Lastly also we can see that the Greatest Sacrifice made salvation personal. Jorge Vargas made his sacrifice for his nation and for the people of his nation. Luke, however, brought to us the Parable of the Lost Sheep, the Parable of the Lost Coin, and the Parable of the Lost Son. In each parable something or someone was lost, but the shepherd, the woman, and the father in those stories all had other sheep, coins, and sons but they did not rest until what had been lost was found again. The same is true for us today. If only one soul had needed saving, Jesus would have still come to be the Greatest Sacrifice.
The next time you are in a crowd, look in front of you. Jesus came to be the Greatest Sacrifice for that person. Look to your left and to your right. Look behind yourself, also. He came for those people as well. Finally, look at yourself. Yes, He came for you also!
When Jesus came as the Greatest Sacrifice, the fruit of His life made salvation possible. It was not only possible, but permanent, and perfect, and personal, as well.
Finally, let’s read Hebrews 10:15-18,
The Holy Spirit also testifies to us about this. For after He says: This is the covenant I will make with them after those days, says the Lord: I will put My laws on their hearts and write them on their minds, He adds: I will never again remember their sins and their lawless acts. Now where there is forgiveness of these, there is no longer an offering for sin.
The Covenant of the Greatest Sacrifice:
During the Cold War between the Western powers and the Soviet Union, most people in the United States were afraid that a nuclear war would breakout and destroy our nation. That was a threat, no doubt, but a greater threat came from inside our nation.
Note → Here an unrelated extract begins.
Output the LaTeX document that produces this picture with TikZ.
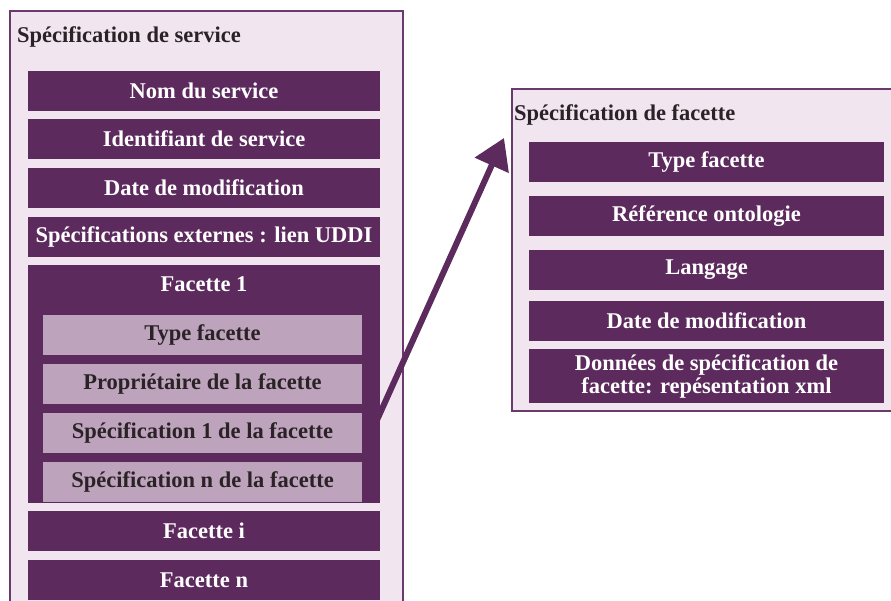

Soviet Premier Nikita Khruschev believed that western capitalism would fail because the seeds of its collapse were built into it. In essence Khruschev believed that our nation would fall from the inside out and when that happened, he said, “We will bury you.” Thus, the biggest threat was not external, but internal; it was from within.
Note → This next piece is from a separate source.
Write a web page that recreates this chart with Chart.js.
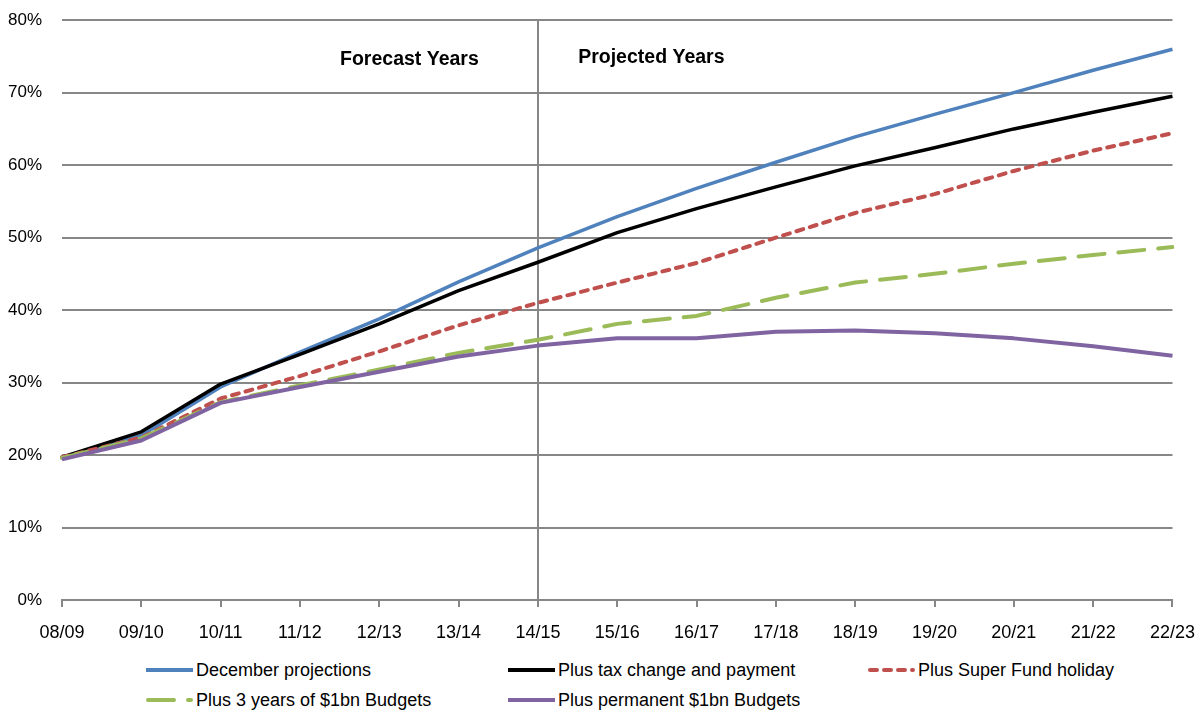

When his president asked Jorge Vargas to stay behind, he did so to put a seed of patriotism inside the Japanese-dominated government. Vargas agreed to work from the inside to help the Filipino people, while Douglas MacArthur worked to free them from the outside. Vargas was just one man, but he did everything that he could.
When Jesus became our Greatest Sacrifice, He made an agreement with us to work from the inside of our lives. He promised to inhabit our lives, and to be with us always. He promised to teach us His ways and God’s will and pledge to never remember our sin again. He also promised to accept our worship and praise as our sacrifice of faith in Him.
When Jesus came as the Greatest Sacrifice, He promised to build us up from the inside of our lives.
Conclusion:
So, what happened to Jorge Vargas? In short, the truth about his assignment came out. Vargas was arrested and questioned, but he had people who were advocates for him, including American officials who testified that Vargas had acted under duress to protect his helpless fellow citizens from their oppressors. He was never charged, never condemned, yet he carried the weight of those years for the rest of his life—marked not by betrayal, but by the impossible burden of being the man who stayed when everyone else escaped.
What about us? Are we carrying a burden today? If so, John 2:1-2 tells us,
My little children, I am writing you these things so that you may not sin. But if anyone does sin, we have an advocate with the Father—Jesus Christ the Righteous One. He Himself is the propitiation for our sins, and not only for ours, but also for those of the whole world.